:: Data to process ::
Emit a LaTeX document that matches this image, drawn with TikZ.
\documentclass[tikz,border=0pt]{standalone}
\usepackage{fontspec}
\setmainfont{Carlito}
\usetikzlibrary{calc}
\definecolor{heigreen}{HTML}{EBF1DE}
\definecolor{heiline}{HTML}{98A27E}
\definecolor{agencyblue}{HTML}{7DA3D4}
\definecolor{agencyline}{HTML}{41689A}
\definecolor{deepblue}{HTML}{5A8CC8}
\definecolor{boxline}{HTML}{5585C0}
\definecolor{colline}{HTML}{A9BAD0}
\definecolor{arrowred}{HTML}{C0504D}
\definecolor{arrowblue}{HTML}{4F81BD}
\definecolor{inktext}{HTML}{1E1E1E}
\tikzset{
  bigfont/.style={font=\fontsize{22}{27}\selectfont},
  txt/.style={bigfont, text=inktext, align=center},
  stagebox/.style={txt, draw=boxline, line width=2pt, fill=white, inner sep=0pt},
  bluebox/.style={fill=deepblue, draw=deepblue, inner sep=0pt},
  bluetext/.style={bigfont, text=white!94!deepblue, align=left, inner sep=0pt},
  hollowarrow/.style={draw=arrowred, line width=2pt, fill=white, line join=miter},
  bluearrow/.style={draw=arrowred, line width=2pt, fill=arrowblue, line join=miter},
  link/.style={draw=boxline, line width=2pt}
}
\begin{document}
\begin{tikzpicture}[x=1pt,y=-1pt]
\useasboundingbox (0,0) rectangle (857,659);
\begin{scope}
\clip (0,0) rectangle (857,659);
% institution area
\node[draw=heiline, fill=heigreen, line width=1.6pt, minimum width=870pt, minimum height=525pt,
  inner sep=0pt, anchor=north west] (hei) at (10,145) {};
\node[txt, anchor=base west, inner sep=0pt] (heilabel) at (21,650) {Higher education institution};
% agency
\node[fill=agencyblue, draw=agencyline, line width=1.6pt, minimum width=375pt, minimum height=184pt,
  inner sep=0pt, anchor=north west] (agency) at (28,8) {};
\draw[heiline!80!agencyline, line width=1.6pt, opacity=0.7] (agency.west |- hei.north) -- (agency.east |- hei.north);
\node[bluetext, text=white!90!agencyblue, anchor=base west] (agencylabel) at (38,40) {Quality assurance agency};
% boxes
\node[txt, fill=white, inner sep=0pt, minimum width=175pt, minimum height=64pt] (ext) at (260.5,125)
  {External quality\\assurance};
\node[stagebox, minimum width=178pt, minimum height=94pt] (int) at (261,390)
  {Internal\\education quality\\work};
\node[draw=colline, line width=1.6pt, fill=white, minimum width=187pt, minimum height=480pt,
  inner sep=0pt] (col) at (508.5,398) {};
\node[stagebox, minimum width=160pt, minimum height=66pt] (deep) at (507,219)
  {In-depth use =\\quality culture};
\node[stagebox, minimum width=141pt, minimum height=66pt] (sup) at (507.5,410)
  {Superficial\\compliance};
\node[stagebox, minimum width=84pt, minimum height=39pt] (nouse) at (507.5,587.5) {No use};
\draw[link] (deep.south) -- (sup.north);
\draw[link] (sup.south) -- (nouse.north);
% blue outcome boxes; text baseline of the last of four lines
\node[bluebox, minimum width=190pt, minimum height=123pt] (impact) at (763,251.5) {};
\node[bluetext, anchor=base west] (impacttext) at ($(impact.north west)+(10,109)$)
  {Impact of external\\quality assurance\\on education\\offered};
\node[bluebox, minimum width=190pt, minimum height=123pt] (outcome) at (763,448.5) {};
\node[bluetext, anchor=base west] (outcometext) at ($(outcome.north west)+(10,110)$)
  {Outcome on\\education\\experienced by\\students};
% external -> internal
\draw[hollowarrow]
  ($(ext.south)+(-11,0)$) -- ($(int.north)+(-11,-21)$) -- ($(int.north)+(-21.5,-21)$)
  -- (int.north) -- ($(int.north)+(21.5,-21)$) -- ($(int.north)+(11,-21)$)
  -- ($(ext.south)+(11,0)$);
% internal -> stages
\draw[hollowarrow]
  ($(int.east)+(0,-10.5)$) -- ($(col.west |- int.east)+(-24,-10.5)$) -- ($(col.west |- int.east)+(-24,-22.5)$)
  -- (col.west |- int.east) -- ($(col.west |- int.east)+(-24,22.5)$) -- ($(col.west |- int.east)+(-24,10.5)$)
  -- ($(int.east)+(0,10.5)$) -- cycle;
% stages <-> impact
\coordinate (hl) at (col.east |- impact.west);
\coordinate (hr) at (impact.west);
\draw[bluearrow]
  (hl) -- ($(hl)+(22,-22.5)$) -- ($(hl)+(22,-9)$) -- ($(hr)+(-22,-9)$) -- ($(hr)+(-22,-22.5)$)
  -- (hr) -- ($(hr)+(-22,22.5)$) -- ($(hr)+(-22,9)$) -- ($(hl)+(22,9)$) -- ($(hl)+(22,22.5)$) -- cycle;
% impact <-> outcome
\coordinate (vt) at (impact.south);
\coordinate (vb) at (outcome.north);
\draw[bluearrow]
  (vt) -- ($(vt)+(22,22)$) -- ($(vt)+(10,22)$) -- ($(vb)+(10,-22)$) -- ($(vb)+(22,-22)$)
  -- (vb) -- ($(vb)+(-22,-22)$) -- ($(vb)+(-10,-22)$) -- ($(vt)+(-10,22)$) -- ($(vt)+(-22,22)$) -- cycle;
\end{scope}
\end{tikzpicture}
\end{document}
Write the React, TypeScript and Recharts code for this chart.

:: Exercise brief ::
Please reproduce every line of the material word for word.

:: Final answer ::
Emit a LaTeX document that matches this image, drawn with TikZ.
\documentclass[tikz,border=0pt]{standalone}
\usepackage{fontspec}
\setmainfont{Carlito}
\usetikzlibrary{calc}
\definecolor{heigreen}{HTML}{EBF1DE}
\definecolor{heiline}{HTML}{98A27E}
\definecolor{agencyblue}{HTML}{7DA3D4}
\definecolor{agencyline}{HTML}{41689A}
\definecolor{deepblue}{HTML}{5A8CC8}
\definecolor{boxline}{HTML}{5585C0}
\definecolor{colline}{HTML}{A9BAD0}
\definecolor{arrowred}{HTML}{C0504D}
\definecolor{arrowblue}{HTML}{4F81BD}
\definecolor{inktext}{HTML}{1E1E1E}
\tikzset{
  bigfont/.style={font=\fontsize{22}{27}\selectfont},
  txt/.style={bigfont, text=inktext, align=center},
  stagebox/.style={txt, draw=boxline, line width=2pt, fill=white, inner sep=0pt},
  bluebox/.style={fill=deepblue, draw=deepblue, inner sep=0pt},
  bluetext/.style={bigfont, text=white!94!deepblue, align=left, inner sep=0pt},
  hollowarrow/.style={draw=arrowred, line width=2pt, fill=white, line join=miter},
  bluearrow/.style={draw=arrowred, line width=2pt, fill=arrowblue, line join=miter},
  link/.style={draw=boxline, line width=2pt}
}
\begin{document}
\begin{tikzpicture}[x=1pt,y=-1pt]
\useasboundingbox (0,0) rectangle (857,659);
\begin{scope}
\clip (0,0) rectangle (857,659);
% institution area
\node[draw=heiline, fill=heigreen, line width=1.6pt, minimum width=870pt, minimum height=525pt,
  inner sep=0pt, anchor=north west] (hei) at (10,145) {};
\node[txt, anchor=base west, inner sep=0pt] (heilabel) at (21,650) {Higher education institution};
% agency
\node[fill=agencyblue, draw=agencyline, line width=1.6pt, minimum width=375pt, minimum height=184pt,
  inner sep=0pt, anchor=north west] (agency) at (28,8) {};
\draw[heiline!80!agencyline, line width=1.6pt, opacity=0.7] (agency.west |- hei.north) -- (agency.east |- hei.north);
\node[bluetext, text=white!90!agencyblue, anchor=base west] (agencylabel) at (38,40) {Quality assurance agency};
% boxes
\node[txt, fill=white, inner sep=0pt, minimum width=175pt, minimum height=64pt] (ext) at (260.5,125)
  {External quality\\assurance};
\node[stagebox, minimum width=178pt, minimum height=94pt] (int) at (261,390)
  {Internal\\education quality\\work};
\node[draw=colline, line width=1.6pt, fill=white, minimum width=187pt, minimum height=480pt,
  inner sep=0pt] (col) at (508.5,398) {};
\node[stagebox, minimum width=160pt, minimum height=66pt] (deep) at (507,219)
  {In-depth use =\\quality culture};
\node[stagebox, minimum width=141pt, minimum height=66pt] (sup) at (507.5,410)
  {Superficial\\compliance};
\node[stagebox, minimum width=84pt, minimum height=39pt] (nouse) at (507.5,587.5) {No use};
\draw[link] (deep.south) -- (sup.north);
\draw[link] (sup.south) -- (nouse.north);
% blue outcome boxes; text baseline of the last of four lines
\node[bluebox, minimum width=190pt, minimum height=123pt] (impact) at (763,251.5) {};
\node[bluetext, anchor=base west] (impacttext) at ($(impact.north west)+(10,109)$)
  {Impact of external\\quality assurance\\on education\\offered};
\node[bluebox, minimum width=190pt, minimum height=123pt] (outcome) at (763,448.5) {};
\node[bluetext, anchor=base west] (outcometext) at ($(outcome.north west)+(10,110)$)
  {Outcome on\\education\\experienced by\\students};
% external -> internal
\draw[hollowarrow]
  ($(ext.south)+(-11,0)$) -- ($(int.north)+(-11,-21)$) -- ($(int.north)+(-21.5,-21)$)
  -- (int.north) -- ($(int.north)+(21.5,-21)$) -- ($(int.north)+(11,-21)$)
  -- ($(ext.south)+(11,0)$);
% internal -> stages
\draw[hollowarrow]
  ($(int.east)+(0,-10.5)$) -- ($(col.west |- int.east)+(-24,-10.5)$) -- ($(col.west |- int.east)+(-24,-22.5)$)
  -- (col.west |- int.east) -- ($(col.west |- int.east)+(-24,22.5)$) -- ($(col.west |- int.east)+(-24,10.5)$)
  -- ($(int.east)+(0,10.5)$) -- cycle;
% stages <-> impact
\coordinate (hl) at (col.east |- impact.west);
\coordinate (hr) at (impact.west);
\draw[bluearrow]
  (hl) -- ($(hl)+(22,-22.5)$) -- ($(hl)+(22,-9)$) -- ($(hr)+(-22,-9)$) -- ($(hr)+(-22,-22.5)$)
  -- (hr) -- ($(hr)+(-22,22.5)$) -- ($(hr)+(-22,9)$) -- ($(hl)+(22,9)$) -- ($(hl)+(22,22.5)$) -- cycle;
% impact <-> outcome
\coordinate (vt) at (impact.south);
\coordinate (vb) at (outcome.north);
\draw[bluearrow]
  (vt) -- ($(vt)+(22,22)$) -- ($(vt)+(10,22)$) -- ($(vb)+(10,-22)$) -- ($(vb)+(22,-22)$)
  -- (vb) -- ($(vb)+(-22,-22)$) -- ($(vb)+(-10,-22)$) -- ($(vt)+(-10,22)$) -- ($(vt)+(-22,22)$) -- cycle;
\end{scope}
\end{tikzpicture}
\end{document}
Write the React, TypeScript and Recharts code for this chart.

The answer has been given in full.